**What is required:**
Using the listing below, set down each line from the line containing "The picture is" through the line containing "132.7, 142.6, 151.0]", both ends included, exactly and with nothing added.

**Data lines:**
_ _ _

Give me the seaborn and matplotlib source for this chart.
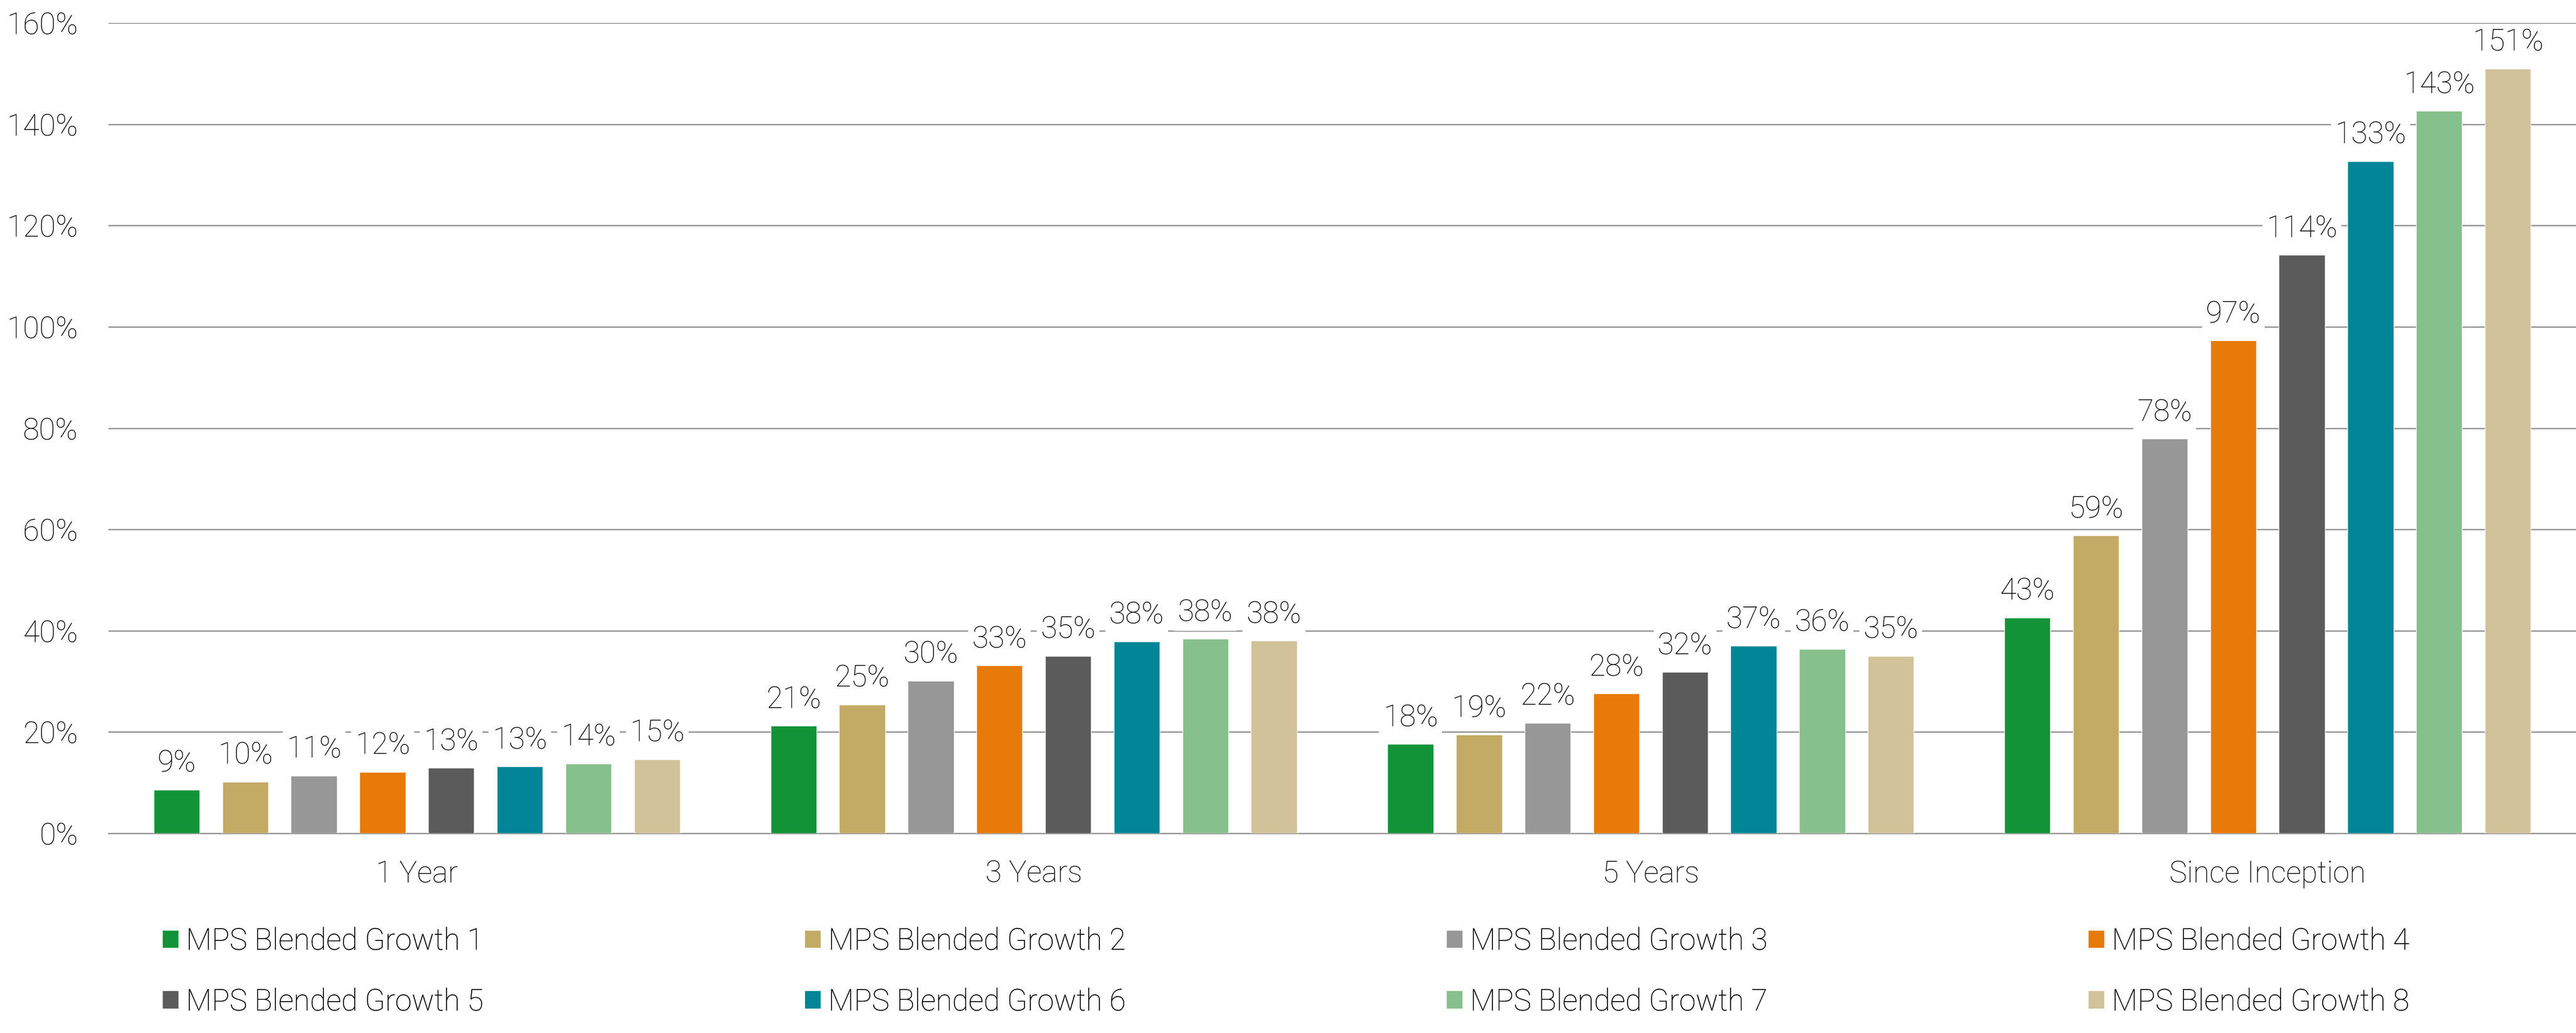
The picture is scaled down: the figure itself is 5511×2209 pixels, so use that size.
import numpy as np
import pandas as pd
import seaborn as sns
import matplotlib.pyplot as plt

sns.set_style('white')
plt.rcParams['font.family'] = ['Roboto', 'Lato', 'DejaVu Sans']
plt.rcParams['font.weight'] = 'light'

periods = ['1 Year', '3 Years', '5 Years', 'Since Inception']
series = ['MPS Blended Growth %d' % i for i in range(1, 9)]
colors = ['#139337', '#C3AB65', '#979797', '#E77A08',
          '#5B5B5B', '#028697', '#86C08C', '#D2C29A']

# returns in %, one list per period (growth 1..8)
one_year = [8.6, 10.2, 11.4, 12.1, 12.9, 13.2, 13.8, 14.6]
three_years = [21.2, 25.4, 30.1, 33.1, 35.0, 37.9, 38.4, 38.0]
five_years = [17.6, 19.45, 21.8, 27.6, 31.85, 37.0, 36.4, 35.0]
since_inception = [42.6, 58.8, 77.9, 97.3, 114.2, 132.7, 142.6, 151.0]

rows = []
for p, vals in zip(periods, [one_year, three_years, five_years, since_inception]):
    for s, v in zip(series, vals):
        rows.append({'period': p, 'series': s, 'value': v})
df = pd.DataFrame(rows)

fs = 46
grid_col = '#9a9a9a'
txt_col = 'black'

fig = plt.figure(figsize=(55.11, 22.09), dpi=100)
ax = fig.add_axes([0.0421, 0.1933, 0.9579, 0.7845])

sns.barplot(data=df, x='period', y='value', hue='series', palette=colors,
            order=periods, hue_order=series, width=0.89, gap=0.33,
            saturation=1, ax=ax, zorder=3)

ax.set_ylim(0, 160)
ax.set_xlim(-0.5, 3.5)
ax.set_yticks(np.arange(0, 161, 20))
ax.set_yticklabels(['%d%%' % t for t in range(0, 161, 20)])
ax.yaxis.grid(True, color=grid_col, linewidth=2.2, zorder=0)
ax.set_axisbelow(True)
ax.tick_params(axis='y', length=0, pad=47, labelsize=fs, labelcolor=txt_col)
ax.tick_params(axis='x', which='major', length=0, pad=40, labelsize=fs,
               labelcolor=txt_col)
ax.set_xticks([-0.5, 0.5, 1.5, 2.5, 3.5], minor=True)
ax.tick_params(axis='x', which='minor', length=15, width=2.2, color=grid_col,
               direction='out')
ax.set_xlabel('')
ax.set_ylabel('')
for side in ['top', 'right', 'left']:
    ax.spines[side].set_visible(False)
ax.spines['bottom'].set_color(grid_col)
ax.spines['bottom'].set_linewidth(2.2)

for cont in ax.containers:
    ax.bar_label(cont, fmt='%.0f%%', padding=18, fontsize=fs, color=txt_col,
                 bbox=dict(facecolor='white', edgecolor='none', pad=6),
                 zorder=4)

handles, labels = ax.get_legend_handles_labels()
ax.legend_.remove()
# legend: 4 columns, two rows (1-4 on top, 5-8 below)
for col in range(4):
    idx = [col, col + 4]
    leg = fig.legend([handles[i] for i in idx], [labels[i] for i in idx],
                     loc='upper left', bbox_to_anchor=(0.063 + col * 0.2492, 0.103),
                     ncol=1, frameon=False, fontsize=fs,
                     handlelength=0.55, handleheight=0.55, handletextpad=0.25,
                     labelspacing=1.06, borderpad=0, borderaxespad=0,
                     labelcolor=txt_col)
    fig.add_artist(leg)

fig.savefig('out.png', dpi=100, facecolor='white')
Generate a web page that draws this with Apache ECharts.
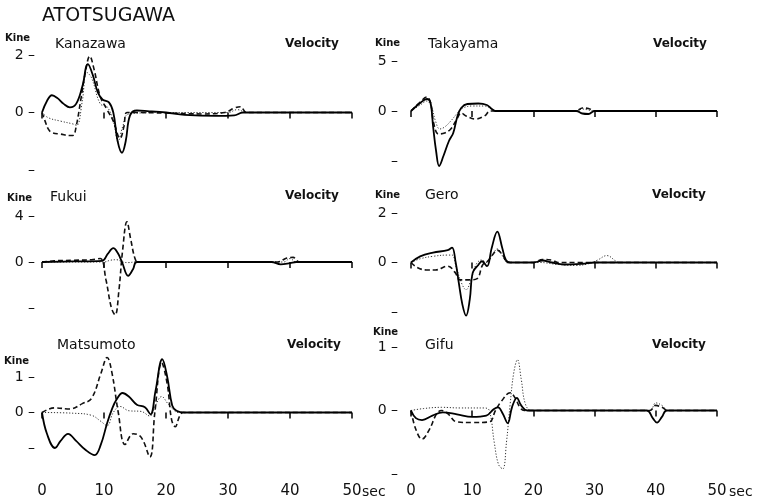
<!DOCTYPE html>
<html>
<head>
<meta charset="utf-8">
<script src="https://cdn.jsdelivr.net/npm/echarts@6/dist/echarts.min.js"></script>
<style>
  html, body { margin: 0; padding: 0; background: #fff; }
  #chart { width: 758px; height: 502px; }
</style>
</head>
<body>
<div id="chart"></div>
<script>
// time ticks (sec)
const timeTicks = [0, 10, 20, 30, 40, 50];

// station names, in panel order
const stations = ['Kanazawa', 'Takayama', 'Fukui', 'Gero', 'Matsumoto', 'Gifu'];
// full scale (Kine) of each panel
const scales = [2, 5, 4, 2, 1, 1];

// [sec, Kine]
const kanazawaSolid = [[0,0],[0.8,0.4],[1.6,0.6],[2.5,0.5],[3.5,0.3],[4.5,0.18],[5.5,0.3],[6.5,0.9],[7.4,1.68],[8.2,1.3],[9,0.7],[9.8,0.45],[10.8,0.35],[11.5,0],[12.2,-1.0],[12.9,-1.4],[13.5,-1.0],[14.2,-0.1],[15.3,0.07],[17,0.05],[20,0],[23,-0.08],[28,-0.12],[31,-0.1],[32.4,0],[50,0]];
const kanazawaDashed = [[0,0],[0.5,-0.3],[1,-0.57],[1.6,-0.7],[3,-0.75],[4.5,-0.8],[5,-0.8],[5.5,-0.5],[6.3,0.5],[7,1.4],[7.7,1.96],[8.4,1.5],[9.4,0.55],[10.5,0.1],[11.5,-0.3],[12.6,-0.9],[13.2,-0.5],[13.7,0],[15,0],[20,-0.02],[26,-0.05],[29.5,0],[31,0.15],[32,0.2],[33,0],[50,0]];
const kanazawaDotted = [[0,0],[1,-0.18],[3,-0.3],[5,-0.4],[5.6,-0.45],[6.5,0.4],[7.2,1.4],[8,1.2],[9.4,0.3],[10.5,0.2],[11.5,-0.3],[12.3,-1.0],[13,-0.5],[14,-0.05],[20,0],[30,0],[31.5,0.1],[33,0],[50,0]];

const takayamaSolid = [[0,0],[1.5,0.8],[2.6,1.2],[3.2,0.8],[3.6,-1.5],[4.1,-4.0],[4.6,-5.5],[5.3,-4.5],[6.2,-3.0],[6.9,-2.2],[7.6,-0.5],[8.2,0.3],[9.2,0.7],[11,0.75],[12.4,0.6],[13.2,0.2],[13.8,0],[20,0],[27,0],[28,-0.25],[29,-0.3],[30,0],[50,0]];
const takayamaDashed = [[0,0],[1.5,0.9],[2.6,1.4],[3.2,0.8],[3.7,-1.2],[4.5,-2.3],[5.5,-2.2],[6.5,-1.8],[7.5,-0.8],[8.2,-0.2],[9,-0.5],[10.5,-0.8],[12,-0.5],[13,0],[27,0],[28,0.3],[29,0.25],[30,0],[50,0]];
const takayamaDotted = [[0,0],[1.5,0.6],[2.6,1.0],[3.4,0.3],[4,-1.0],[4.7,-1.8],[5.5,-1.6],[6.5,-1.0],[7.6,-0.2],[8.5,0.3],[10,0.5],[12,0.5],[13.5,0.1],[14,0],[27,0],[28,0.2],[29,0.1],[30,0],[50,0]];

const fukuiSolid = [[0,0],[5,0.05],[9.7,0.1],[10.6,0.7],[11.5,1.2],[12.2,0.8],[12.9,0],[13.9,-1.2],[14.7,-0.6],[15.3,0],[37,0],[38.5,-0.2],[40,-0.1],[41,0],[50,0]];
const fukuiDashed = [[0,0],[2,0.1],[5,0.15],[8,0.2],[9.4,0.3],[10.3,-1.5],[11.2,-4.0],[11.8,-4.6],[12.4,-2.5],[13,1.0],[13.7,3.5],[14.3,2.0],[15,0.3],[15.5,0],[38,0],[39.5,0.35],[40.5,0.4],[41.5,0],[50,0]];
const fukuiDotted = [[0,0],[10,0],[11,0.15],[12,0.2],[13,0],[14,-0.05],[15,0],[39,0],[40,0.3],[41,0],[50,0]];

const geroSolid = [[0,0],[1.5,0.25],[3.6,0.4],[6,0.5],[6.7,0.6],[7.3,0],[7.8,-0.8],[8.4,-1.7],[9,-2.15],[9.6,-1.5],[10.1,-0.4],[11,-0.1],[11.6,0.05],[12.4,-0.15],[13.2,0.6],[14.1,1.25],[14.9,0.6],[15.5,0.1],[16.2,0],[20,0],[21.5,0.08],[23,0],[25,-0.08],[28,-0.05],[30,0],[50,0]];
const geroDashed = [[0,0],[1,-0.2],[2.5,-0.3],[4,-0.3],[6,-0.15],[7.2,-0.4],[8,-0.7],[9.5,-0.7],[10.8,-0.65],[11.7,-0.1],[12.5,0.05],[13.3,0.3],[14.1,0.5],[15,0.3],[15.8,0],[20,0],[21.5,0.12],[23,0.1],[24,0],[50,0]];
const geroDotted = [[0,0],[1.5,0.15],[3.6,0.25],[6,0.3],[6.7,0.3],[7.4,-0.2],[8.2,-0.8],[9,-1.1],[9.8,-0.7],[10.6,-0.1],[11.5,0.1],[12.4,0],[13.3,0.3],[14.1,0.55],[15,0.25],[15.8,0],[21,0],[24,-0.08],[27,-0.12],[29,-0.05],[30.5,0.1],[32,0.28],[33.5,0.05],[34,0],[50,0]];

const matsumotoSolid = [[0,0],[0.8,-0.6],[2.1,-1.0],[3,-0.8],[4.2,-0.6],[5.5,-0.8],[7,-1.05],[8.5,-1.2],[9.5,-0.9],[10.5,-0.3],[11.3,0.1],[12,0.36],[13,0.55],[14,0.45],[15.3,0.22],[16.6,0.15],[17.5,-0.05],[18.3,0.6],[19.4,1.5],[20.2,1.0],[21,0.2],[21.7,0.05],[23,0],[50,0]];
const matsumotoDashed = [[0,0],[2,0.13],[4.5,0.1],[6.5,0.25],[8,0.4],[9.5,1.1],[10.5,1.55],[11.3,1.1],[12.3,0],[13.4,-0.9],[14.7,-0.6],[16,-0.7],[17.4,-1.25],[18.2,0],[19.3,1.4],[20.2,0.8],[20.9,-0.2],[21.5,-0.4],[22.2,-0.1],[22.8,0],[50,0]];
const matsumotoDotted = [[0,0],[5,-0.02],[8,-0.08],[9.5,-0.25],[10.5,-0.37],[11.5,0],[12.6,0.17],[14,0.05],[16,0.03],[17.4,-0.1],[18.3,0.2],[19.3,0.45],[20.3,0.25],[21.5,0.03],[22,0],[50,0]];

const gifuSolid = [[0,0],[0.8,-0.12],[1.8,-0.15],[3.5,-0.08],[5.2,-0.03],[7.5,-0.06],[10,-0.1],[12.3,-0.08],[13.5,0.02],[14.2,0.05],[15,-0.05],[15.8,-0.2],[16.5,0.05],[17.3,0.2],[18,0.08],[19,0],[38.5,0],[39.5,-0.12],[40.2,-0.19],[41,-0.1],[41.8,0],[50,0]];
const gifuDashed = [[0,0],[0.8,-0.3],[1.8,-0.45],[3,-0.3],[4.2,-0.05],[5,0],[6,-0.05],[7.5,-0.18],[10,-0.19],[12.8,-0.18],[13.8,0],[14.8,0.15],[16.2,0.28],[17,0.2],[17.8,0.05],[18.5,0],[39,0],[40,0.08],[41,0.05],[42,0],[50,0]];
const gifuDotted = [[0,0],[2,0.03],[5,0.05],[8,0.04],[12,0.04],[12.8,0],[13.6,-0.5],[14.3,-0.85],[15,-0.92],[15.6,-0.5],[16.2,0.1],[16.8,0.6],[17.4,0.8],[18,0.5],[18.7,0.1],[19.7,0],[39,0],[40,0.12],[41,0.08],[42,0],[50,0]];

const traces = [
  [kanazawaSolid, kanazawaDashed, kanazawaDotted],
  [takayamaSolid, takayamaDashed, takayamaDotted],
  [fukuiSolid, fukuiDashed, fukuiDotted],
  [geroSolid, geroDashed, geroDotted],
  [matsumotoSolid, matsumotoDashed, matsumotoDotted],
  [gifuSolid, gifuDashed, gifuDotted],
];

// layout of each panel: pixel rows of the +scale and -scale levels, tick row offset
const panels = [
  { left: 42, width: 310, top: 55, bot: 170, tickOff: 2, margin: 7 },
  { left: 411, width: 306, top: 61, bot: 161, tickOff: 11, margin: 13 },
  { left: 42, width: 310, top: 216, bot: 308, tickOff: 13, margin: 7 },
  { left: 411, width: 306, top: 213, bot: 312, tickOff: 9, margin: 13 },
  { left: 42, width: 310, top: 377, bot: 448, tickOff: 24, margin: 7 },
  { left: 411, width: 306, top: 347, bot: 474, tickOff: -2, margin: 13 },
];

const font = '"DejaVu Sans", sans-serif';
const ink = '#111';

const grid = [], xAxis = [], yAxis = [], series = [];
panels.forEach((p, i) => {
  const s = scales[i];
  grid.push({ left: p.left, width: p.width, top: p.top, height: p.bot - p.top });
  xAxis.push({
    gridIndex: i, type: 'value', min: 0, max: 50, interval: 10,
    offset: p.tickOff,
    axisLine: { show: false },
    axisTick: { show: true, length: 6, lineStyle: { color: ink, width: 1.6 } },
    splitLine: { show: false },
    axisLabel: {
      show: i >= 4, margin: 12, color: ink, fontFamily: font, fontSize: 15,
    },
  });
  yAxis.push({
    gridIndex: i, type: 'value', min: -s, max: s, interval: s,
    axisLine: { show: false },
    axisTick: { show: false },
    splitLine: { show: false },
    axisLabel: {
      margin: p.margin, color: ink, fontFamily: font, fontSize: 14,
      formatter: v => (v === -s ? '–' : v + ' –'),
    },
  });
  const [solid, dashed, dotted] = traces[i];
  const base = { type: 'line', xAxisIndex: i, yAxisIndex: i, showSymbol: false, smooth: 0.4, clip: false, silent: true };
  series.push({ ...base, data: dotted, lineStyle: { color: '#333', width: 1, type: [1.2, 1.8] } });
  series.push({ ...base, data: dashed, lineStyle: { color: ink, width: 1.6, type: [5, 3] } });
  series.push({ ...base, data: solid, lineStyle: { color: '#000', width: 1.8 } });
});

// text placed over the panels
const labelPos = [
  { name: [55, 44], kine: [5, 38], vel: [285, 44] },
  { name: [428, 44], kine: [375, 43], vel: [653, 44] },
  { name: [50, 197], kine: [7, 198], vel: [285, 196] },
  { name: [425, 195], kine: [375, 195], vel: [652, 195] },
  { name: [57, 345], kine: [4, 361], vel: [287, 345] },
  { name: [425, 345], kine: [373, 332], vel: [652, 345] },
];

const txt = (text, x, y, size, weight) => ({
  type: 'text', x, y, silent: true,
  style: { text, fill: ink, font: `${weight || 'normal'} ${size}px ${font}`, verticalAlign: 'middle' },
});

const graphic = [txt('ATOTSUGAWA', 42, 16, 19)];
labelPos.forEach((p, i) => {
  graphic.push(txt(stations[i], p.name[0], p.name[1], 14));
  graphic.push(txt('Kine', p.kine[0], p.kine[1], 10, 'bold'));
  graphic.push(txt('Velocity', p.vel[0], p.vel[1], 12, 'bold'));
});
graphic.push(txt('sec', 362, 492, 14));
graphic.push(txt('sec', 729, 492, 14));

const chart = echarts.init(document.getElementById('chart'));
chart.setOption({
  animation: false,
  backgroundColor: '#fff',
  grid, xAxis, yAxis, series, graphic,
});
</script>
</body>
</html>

_ _ _

**Response to the task:**
The picture is scaled down: the figure itself is 5511×2209 pixels, so use that size.
import numpy as np
import pandas as pd
import seaborn as sns
import matplotlib.pyplot as plt

sns.set_style('white')
plt.rcParams['font.family'] = ['Roboto', 'Lato', 'DejaVu Sans']
plt.rcParams['font.weight'] = 'light'

periods = ['1 Year', '3 Years', '5 Years', 'Since Inception']
series = ['MPS Blended Growth %d' % i for i in range(1, 9)]
colors = ['#139337', '#C3AB65', '#979797', '#E77A08',
          '#5B5B5B', '#028697', '#86C08C', '#D2C29A']

# returns in %, one list per period (growth 1..8)
one_year = [8.6, 10.2, 11.4, 12.1, 12.9, 13.2, 13.8, 14.6]
three_years = [21.2, 25.4, 30.1, 33.1, 35.0, 37.9, 38.4, 38.0]
five_years = [17.6, 19.45, 21.8, 27.6, 31.85, 37.0, 36.4, 35.0]
since_inception = [42.6, 58.8, 77.9, 97.3, 114.2, 132.7, 142.6, 151.0]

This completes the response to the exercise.